Trump-Husi anlaşması: Pragmatizm mi, pazarlık mı?

İran destekli Husi hareketinin, Gazze’ye yönelik İsrail saldırılarına karşılık olarak Kızıldeniz’deki ticaret yollarını hedef alması sonrası ABD’nin Yemen’e yönelik yoğun hava saldırıları başlatması, iki ay boyunca bölgede büyük bir yıkıma neden olmuştu. Ancak Trump yönetimi, alışılageldik diplomatik süreçlerin dışına çıkarak, ani bir açıklamayla Husi’lerle uzlaştığını ve bombardımanların durdurulacağını ilan etti. Bu kararla birlikte ABD gemilerine saldırıların da sona ereceği belirtildi. Ercan, Trump’ın “onların sözünü aldım, bu bana yeter” şeklindeki yaklaşımının, Ortadoğu’da daha öngörülebilir ve ekonomik ilişkilerin kurulabileceği bir istikrar ortamı hedeflediğini söyledi.

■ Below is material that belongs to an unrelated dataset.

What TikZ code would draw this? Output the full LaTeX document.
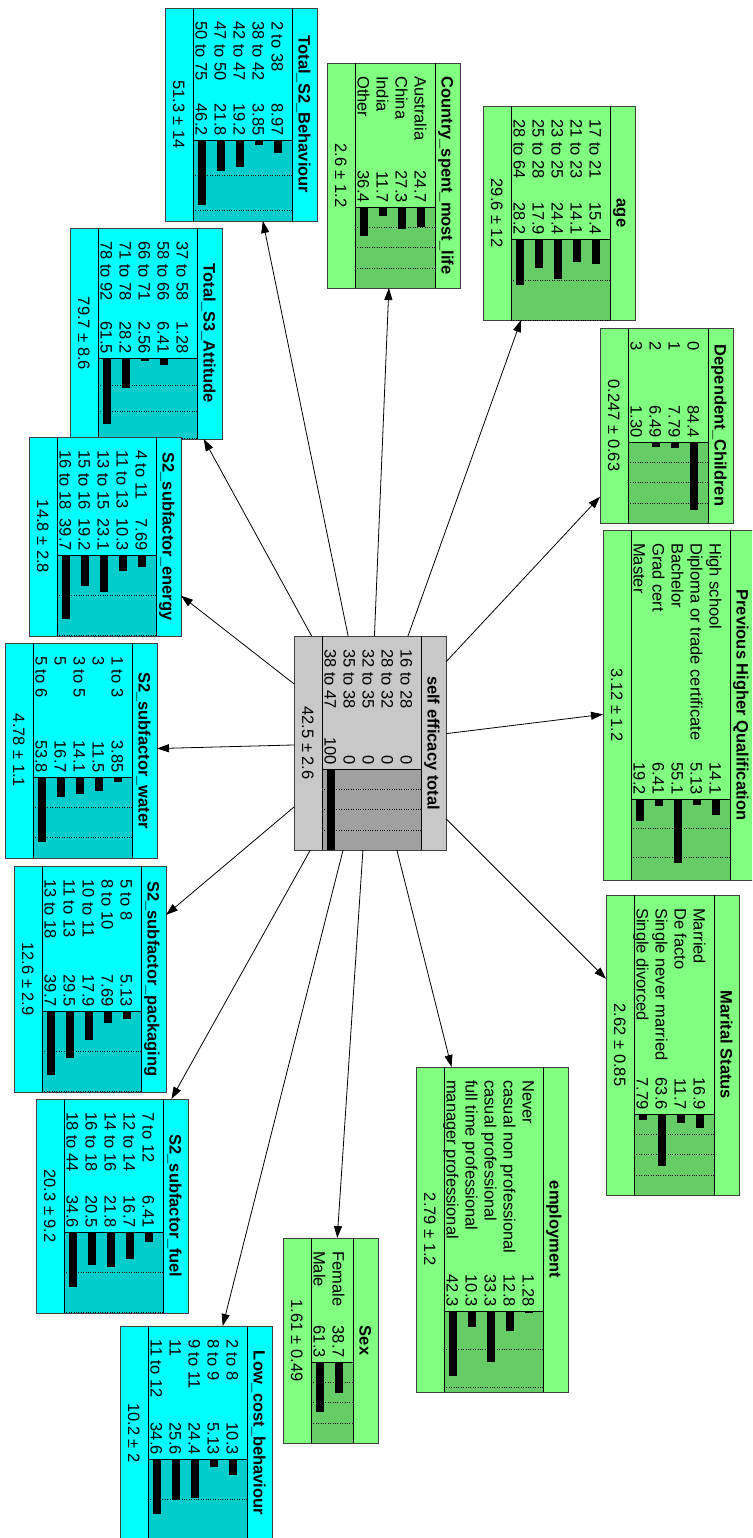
\documentclass[tikz,border=0pt]{standalone}
\usepackage{fontspec}
\setmainfont{Liberation Sans}
\usepackage{tikz}
\usetikzlibrary{arrows.meta}
\usetikzlibrary{positioning}

\definecolor{cyfill}{HTML}{00FFFF}
\definecolor{cybar}{HTML}{00CCCC}
\definecolor{grfill}{HTML}{80FF80}
\definecolor{grbar}{HTML}{66CC66}
\definecolor{gyfill}{HTML}{C8C8C8}
\definecolor{gybar}{HTML}{A0A0A0}

% belief box, turned a quarter turn: name, (right,top), length, rows, px per %, colour, title, mean, states
\newcommand{\netbox}[9]{%
  \pgfmathsetmacro\bh{57+19*#4}%
  \pgfmathsetmacro\ba{#3-81}%
  \node[box node, fill=#6fill, minimum width=\bh, minimum height=#3, anchor=north east] (#1) at #2 {};
  \begin{scope}[shift={#2}]
    \fill[#6bar] (-\bh+28,\ba) rectangle (-25,#3);
    \begin{scope}
      \clip (-\bh+28,\ba) rectangle (-25,#3);
      \foreach \k in {25,50,75}
        \draw[dotted] (-\bh+28,\ba+#5*\k) -- (-25,\ba+#5*\k);
    \end{scope}
    \draw[band line] (-\bh+28,\ba) -- (-25,\ba);
    \draw[band line] (-25,0) -- (-25,#3);
    \draw[band line] (-\bh+28,0) -- (-\bh+28,#3);
    \node[title text] (#1-t) at (-12.5,#3/2) {#7};
    \node[plain text] (#1-m) at (-\bh+14,#3/2) {#8};
    \foreach \lab/\p [count=\i] in {#9} {
      \node[plain text, anchor=west] (#1-l\i) at (-20.5-19*\i,13) {\lab};
      \node[plain text, anchor=east] (#1-p\i) at (-20.5-19*\i,\ba-4) {\p};
      \fill (-24.5-19*\i,\ba) rectangle (-16.5-19*\i,\ba+#5*\p);
    }
  \end{scope}
}

\begin{document}
\begin{tikzpicture}[x=1pt,y=-1pt,>={Triangle[length=12pt,width=8pt]},
    box node/.style={draw=black!75, line width=0.8pt, inner sep=0pt, outer sep=0pt},
    band line/.style={draw=black, line width=0.8pt},
    plain text/.style={rotate=-90, inner sep=0pt, font=\fontsize{16.5}{19}\selectfont, text height=11.9pt, text depth=0pt},
    title text/.style={plain text, font=\fontsize{16.5}{19}\selectfont\bfseries}]

  \useasboundingbox (0,0) rectangle (752,1538);
  \clip (0,0) rectangle (752,1538);

  \netbox{seff}{(446,636)}{214}{5}{0.81}{gy}{self efficacy total}{42.5 ± 2.6}
    {16 to 28/0, 28 to 32/0, 32 to 35/0, 35 to 38/0, 38 to 47/100}
  \netbox{tsb}{(317,8)}{213}{5}{1.41}{cy}{Total\_S2\_Behaviour}{51.3 ± 14}
    {2 to 38/8.97, 38 to 42/3.85, 42 to 47/19.2, 47 to 50/21.8, 50 to 75/46.2}
  \netbox{att}{(222,228)}{211}{5}{1.07}{cy}{Total\_S3\_Attitude}{79.7 ± 8.6}
    {37 to 58/1.28, 58 to 66/6.41, 66 to 71/2.56, 71 to 78/28.2, 78 to 92/61.5}
  \netbox{ene}{(181,437)}{199}{5}{1.6}{cy}{S2\_subfactor\_energy}{14.8 ± 2.8}
    {4 to 11/7.69, 11 to 13/10.3, 13 to 15/23.1, 15 to 16/19.2, 16 to 18/39.7}
  \netbox{wat}{(157,643)}{215}{5}{1.2}{cy}{S2\_subfactor\_water}{4.78 ± 1.1}
    {1 to 3/3.85, 3/11.5, 3 to 5/14.1, 5/16.7, 5 to 6/53.8}
  \netbox{pack}{(166,866)}{226}{5}{1.6}{cy}{S2\_subfactor\_packaging}{12.6 ± 2.9}
    {5 to 8/5.13, 8 to 10/7.69, 10 to 11/17.9, 11 to 13/29.5, 13 to 18/39.7}
  \netbox{fuel}{(188,1099)}{214}{5}{1.6}{cy}{S2\_subfactor\_fuel}{20.3 ± 9.2}
    {7 to 12/6.41, 12 to 14/16.7, 14 to 16/21.8, 16 to 18/20.5, 18 to 44/34.6}
  \netbox{lcb}{(272,1326)}{214}{5}{1.6}{cy}{Low\_cost\_behaviour}{10.2 ± 2}
    {2 to 8/10.3, 8 to 9/5.13, 9 to 11/24.4, 11/25.6, 11 to 12/34.6}
  \netbox{sex}{(378,1238)}{205}{2}{0.81}{gr}{Sex}{1.61 ± 0.49}
    {Female/38.7, Male/61.3}
  \netbox{emp}{(568,1067)}{325}{5}{1.53}{gr}{employment}{2.79 ± 1.2}
    {Never/1.28, casual non professional/12.8, casual professional/33.3, full time professional/10.3, manager professional/42.3}
  \netbox{mar}{(739,895)}{300}{4}{0.81}{gr}{Marital Status}{2.62 ± 0.85}
    {Married/16.9, De facto/11.7, Single never married/63.6, Single divorced/7.79}
  \netbox{phq}{(755,530)}{350}{5}{1.16}{gr}{Previous Higher Qualification}{3.12 ± 1.2}
    {High school/14.1, Diploma or trade certificate/5.13, Bachelor/55.1, Grad cert/6.41, Master/19.2}
  \netbox{dep}{(733,328)}{195}{4}{0.81}{gr}{Dependent\_Children}{0.247 ± 0.63}
    {0/84.4, 1/7.79, 2/6.49, 3/1.30}
  \netbox{age}{(635,106)}{214}{5}{1.63}{gr}{age}{29.6 ± 12}
    {17 to 21/15.4, 21 to 23/14.1, 23 to 25/24.4, 25 to 28/17.9, 28 to 64/28.2}
  \netbox{csm}{(460,63)}{225}{4}{0.81}{gr}{Country\_spent\_most\_life}{2.6 ± 1.2}
    {Australia/24.7, China/27.3, India/11.7, Other/36.4}

  \path[->, line width=0.8pt]
    (seff) edge (tsb)
    (seff) edge (csm)
    (seff) edge (age)
    (seff) edge (dep)
    (seff) edge (phq)
    (seff) edge (mar)
    (seff) edge (emp)
    (seff) edge (sex)
    (seff) edge (lcb)
    (seff) edge (fuel)
    (seff) edge (pack)
    (seff) edge (wat)
    (seff) edge (ene)
    (seff) edge (att);
\end{tikzpicture}
\end{document}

Netanyahu ile yol ayrımı: Savaş değil, iş planı

Trump’ın İsrail’e yönelik söyleminde gözlemlenen değişim, ABD-İsrail ilişkilerinde yeni bir çatlağın habercisi olabilir. Netanyahu yönetiminin Gazze’deki sertlik yanlısı politikalarını açıkça eleştiren Trump, bu çatışma ortamının ABD sermayesi için olumsuz koşullar yarattığını savunuyor. Caner Ercan’a göre Trump, barışı insan hakları temelinde değil, yatırım yapılabilirlik açısından değerlendiriyor. Amacı, savaşların bittiği bir Ortadoğu’da otellerin, enerji hatlarının ve lojistik merkezlerin inşa edilebileceği bir iklim yaratmak.

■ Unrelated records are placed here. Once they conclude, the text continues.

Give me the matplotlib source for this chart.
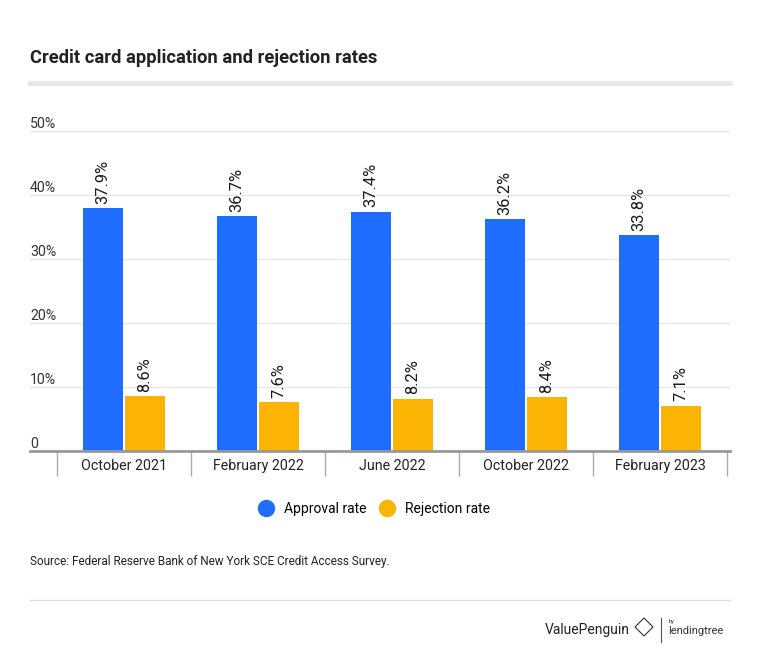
import matplotlib.pyplot as plt
import numpy as np
from matplotlib.lines import Line2D
from matplotlib.patches import Polygon

plt.rcParams['font.family'] = ['Roboto', 'DejaVu Sans']

# data
periods = ["October 2021", "February 2022", "June 2022", "October 2022", "February 2023"]
approval = [37.9, 36.7, 37.4, 36.2, 33.8]
rejection = [8.6, 7.6, 8.2, 8.4, 7.1]
yticks = [0, 10, 20, 30, 40, 50]
ytick_labels = ["0", "10%", "20%", "30%", "40%", "50%"]

blue = "#1f6dff"
yellow = "#fbb403"
W, H = 760, 654

fig = plt.figure(figsize=(W / 100, H / 100), dpi=100)
ax = fig.add_axes([30 / W, (H - 451) / H, 700 / W, 320 / H])

x = np.arange(len(periods))
bw = 40 / 134
off = 21 / 134
b1 = ax.bar(x - off, approval, bw, color=blue, zorder=3)
b2 = ax.bar(x + off, rejection, bw, color=yellow, zorder=3)
for bars in (b1, b2):
    for r in bars:
        ax.annotate("%.1f%%" % r.get_height(), (r.get_x() + r.get_width() / 2, r.get_height()),
                    xytext=(0, 3), textcoords="offset points", rotation=90,
                    ha="center", va="bottom", fontsize=11.8, color="#1a1a1a")

ax.set_xlim((30 - 124) / 134, (730 - 124) / 134)
ax.set_ylim(0, 50)

# gridlines and y labels
for v, lab in zip(yticks, ytick_labels):
    if v > 0:
        ax.axhline(v, color="#e6e6e6", lw=1, zorder=1)
    ax.text(0, v, lab, transform=ax.get_yaxis_transform(), ha="left", va="bottom",
            fontsize=10.2, color="#333333", clip_on=False)
ax.set_yticks([])

for s in ["top", "right", "left"]:
    ax.spines[s].set_visible(False)
ax.spines["bottom"].set_color("#999999")
ax.spines["bottom"].set_linewidth(2)
ax.spines["bottom"].set_zorder(4)

ax.set_xticks(x)
ax.set_xticklabels(periods, fontsize=10.3, color="#222222")
ax.tick_params(axis="x", which="major", length=0, pad=6)
ax.set_xticks(np.arange(len(periods) + 1) - 0.5, minor=True)
ax.tick_params(axis="x", which="minor", length=18, width=1, color="#aaaaaa", direction="out")

# title
fig.text(30 / W, 1 - 58 / H, "Credit card application and rejection rates", fontsize=13.2,
         fontweight="bold", color="#222222", va="center", ha="left")
fig.add_artist(Line2D([30 / W, 730 / W], [1 - 83 / H, 1 - 83 / H], color="#e6e6e6", lw=3.5))

# legend
handles = [Line2D([], [], marker="o", ls="", color=blue, markersize=11.5),
           Line2D([], [], marker="o", ls="", color=yellow, markersize=11.5)]
fig.legend(handles, ["Approval rate", "Rejection rate"], loc="center",
           bbox_to_anchor=(371 / W, 1 - 509 / H), ncol=2, frameon=False, fontsize=10,
           handletextpad=0.3, columnspacing=0.5)

fig.text(30 / W, 1 - 562 / H, "Source: Federal Reserve Bank of New York SCE Credit Access Survey.",
         fontsize=8.5, color="#222222", va="center", ha="left")
fig.add_artist(Line2D([30 / W, 730 / W], [1 - 600 / H, 1 - 600 / H], color="#dddddd", lw=1))

# logo
fig.text(630 / W, 1 - 630 / H, "ValuePenguin", fontsize=10, color="#222222", ha="right", va="center")
cx, cy = 644, 627
fig.add_artist(Polygon([((cx) / W, 1 - (cy - 9) / H), ((cx + 9) / W, 1 - cy / H),
                        ((cx) / W, 1 - (cy + 9) / H), ((cx - 9) / W, 1 - cy / H)],
                       closed=True, fill=False, edgecolor="#333333", lw=0.8,
                       transform=fig.transFigure))
fig.add_artist(Line2D([661 / W, 661 / W], [1 - 618 / H, 1 - 642 / H], color="#555555", lw=0.8))
fig.text(669 / W, 1 - 621 / H, "by", fontsize=4, color="#333333", ha="left", va="center")
fig.text(668 / W, 1 - 631 / H, "lendingtree", fontsize=8, color="#333333", ha="left", va="center")

fig.savefig("out.png", dpi=100, facecolor="white")
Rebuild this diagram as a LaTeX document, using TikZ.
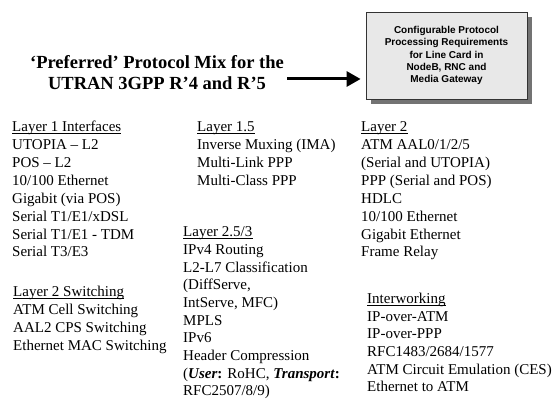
\documentclass[tikz,border=0pt]{standalone}
\usepackage{fontspec}
\setmainfont{Liberation Serif}
\newfontfamily\boxfont{Liberation Sans}
\usepackage{tikz}
\usetikzlibrary{arrows.meta}
\usetikzlibrary{positioning}

\tikzset{
  item/.style={anchor=base west, inner sep=0pt, font=\fontsize{15}{18}\selectfont},
  headrule/.style={line width=0.7pt},
  cfgbox/.style={draw=black!80, fill=gray!18, line width=0.8pt, minimum width=161pt, minimum height=87pt,
                 inner sep=0pt, align=center, font=\boxfont\bfseries\fontsize{10}{12.2}\selectfont},
  shadowbox/.style={fill=black!55, inner sep=0pt, minimum width=161pt, minimum height=87pt},
  bigarrow/.style={line width=3pt, -{Triangle[length=14pt,width=15pt]}, shorten >=5pt}
}

\begin{document}
\begin{tikzpicture}[x=1pt,y=-1pt]
                      \useasboundingbox (0,0) rectangle (555,403);
                      \node[font=\bfseries\fontsize{18.5}{21.5}\selectfont, align=center] (title) at (157,72.5)
                          {`Preferred' Protocol Mix for the\\UTRAN 3GPP R'4 and R'5};
                      \node[shadowbox] (shadow) at (451.5,60.5) {};
                      \node[cfgbox] (cfg) at (446.5,55.5)
                          {Configurable Protocol\\Processing Requirements\\for Line Card in\\NodeB, RNC and\\Media Gateway};
                      \coordinate (arrowstart) at (287,79);
                      \draw[bigarrow] (arrowstart) -- (arrowstart -| cfg.west);
                      % layer 1
                      \node[item] (l1head) at (12,131.7) {Layer 1 Interfaces};
                      \foreach \txt [count=\i] in {UTOPIA -- L2, POS -- L2, 10/100 Ethernet, Gigabit (via POS),
                          Serial T1/E1/xDSL, Serial T1/E1 - TDM, Serial T3/E3}
                          \node[item] (l1-\i) at (12,131.7+17.9*\i) {\txt};
                      % layer 2 switching
                      \node[item] (swhead) at (13,296.7) {Layer 2 Switching};
                      \foreach \txt [count=\i] in {ATM Cell Switching, AAL2 CPS Switching, Ethernet MAC Switching}
                          \node[item] (sw-\i) at (13,296.7+17.9*\i) {\txt};
                      % layer 1.5
                      \node[item] (l15head) at (197,131.7) {Layer 1.5};
                      \foreach \txt [count=\i] in {Inverse Muxing (IMA), Multi-Link PPP, Multi-Class PPP}
                          \node[item] (l15-\i) at (197,131.7+17.9*\i) {\txt};
                      % layer 2.5/3
                      \node[item] (l25head) at (183,236.7) {Layer 2.5/3};
                      \foreach \txt [count=\i] in {IPv4 Routing, L2-L7 Classification, {(DiffServe,}, {IntServe, MFC)},
                          MPLS, IPv6, Header Compression,
                          {(\textbf{\textit{User}:} RoHC, \textbf{\textit{Transport}:}}, RFC2507/8/9)}
                          \node[item] (l25-\i) at (183,236.7+17.7*\i) {\txt};
                      % layer 2
                      \node[item] (l2head) at (361,131.7) {Layer 2};
                      \foreach \txt [count=\i] in {ATM AAL0/1/2/5, (Serial and UTOPIA), PPP (Serial and POS), HDLC,
                          10/100 Ethernet, Gigabit Ethernet, Frame Relay}
                          \node[item] (l2-\i) at (361,131.7+17.9*\i) {\txt};
                      % interworking
                      \node[item] (iwhead) at (367,303.5) {Interworking};
                      \foreach \txt [count=\i] in {IP-over-ATM, IP-over-PPP, RFC1483/2684/1577,
                          ATM Circuit Emulation (CES), Ethernet to ATM}
                          \node[item] (iw-\i) at (367,303.5+17.7*\i) {\txt};
                      % underlines
                      \foreach \h in {l1head, swhead, l15head, l25head, l2head, iwhead}
                          \draw[headrule] ([yshift=-1.6pt]\h.base west) -- ([yshift=-1.6pt]\h.base east);
                  \end{tikzpicture}
\end{document}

Körfez ziyareti: Paranın izinde bir başkan

Trump’ın Suudi Arabistan, Birleşik Arap Emirlikleri ve Katar’ı kapsayan Körfez turu, doğrudan yatırım pazarlıklarıyla şekillendi. Elon Musk, Sam Altman ve Google yöneticileri gibi Silikon Vadisi figürlerinin eşlik ettiği bu ziyaret, yalnızca ABD’nin büyük teknoloji şirketlerine Körfez’den sıcak para akışını değil, aynı zamanda Trump’ın kendi şirketlerine yönelik çıkarlarını da gözetiyor. Ercan, bu ziyareti “ABBA’nın Money Money Money şarkısıyla başlatmak yerinde olurdu” diyerek nitelendiriyor ve aktarılan fonların boyutunun ABD’deki sistemin sermayeye bağımlılığını açıkça gösterdiğini vurguluyor.

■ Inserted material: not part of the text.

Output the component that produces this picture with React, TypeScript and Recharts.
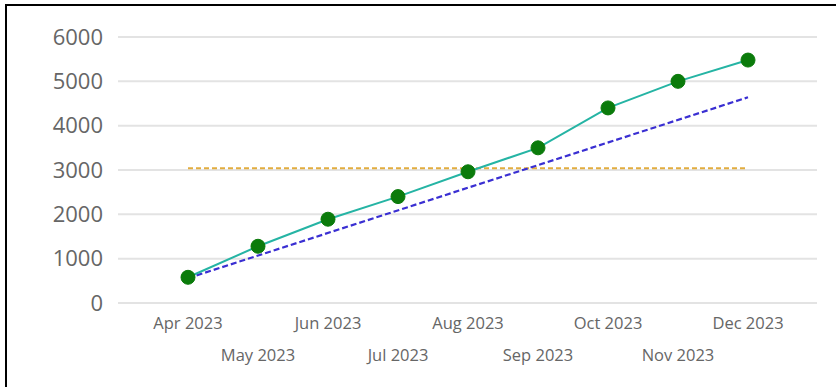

Ekonomik Koridor çatışması: Çin’e karşı küresel hat yarışı

Programda ele alınan bir diğer önemli başlık, Çin’in Kuşak-Yol projesine karşı ABD’nin geliştirmeye çalıştığı alternatif Ekonomik Koridor oldu. Hindistan’dan başlayıp Körfez ülkeleri ve İsrail üzerinden Avrupa’ya ulaşması hedeflenen bu hattın başarısı, bölgesel çatışmaların sona ermesine bağlı. Bu nedenle Trump yönetimi, Gazze’deki savaşın sonlandırılması çağrılarını artırıyor. Türkiye’nin bu projeden dışlanmış olması ise Ankara’yı Basra üzerinden başlayıp Türkiye’den geçerek Avrupa’ya ulaşacak kendi hattını kurma arayışına itiyor.

Yolsuzluk ve yeni siyasal etik: Trump modeli

Caner Ercan, Trump’ın ziyaretleri ve iş bağlantılarında gözlemlenen bireysel kazanç arayışının, küresel siyasette yolsuzluğun normalleştirildiği bir döneme işaret ettiğini belirtti. Katar’dan aldığı doğrudan ödemeler, hediye edilen özel uçaklar ve kripto para projeleri, başkanlık görevini kişisel ticari alanla iç içe geçiren yeni bir siyasal aktör modelini temsil ediyor. Bu örnek, sadece ABD’de değil, Türkiye de dahil olmak üzere birçok ülkede giderek güçlenen otoriter-popülist yapıların ekonomi-politik boyutunu gözler önüne seriyor.

Sonuç: Sermaye için barış, demokrasi için değil

Trump’ın Ortadoğu politikasında barış, ne insani krizlerin çözümü ne de bölgesel halkların refahı için isteniyor. Barış, yatırım ve ticaretin önünü açacak “uygun ortam” olarak kodlanıyor. ABD’de Neler Oluyor? programında ortaya konduğu üzere, ABD’nin yeni yönelimi yalnızca Çin’e karşı ekonomik savaşın bir uzantısı değil, aynı zamanda dünya genelinde sermaye akışını güvence altına almaya yönelik stratejik bir hat oluşturma çabası. Bu dönüşüm, hem Ortadoğu’yu hem de küresel siyaseti şekillendirecek yeni bir evreye işaret ediyor.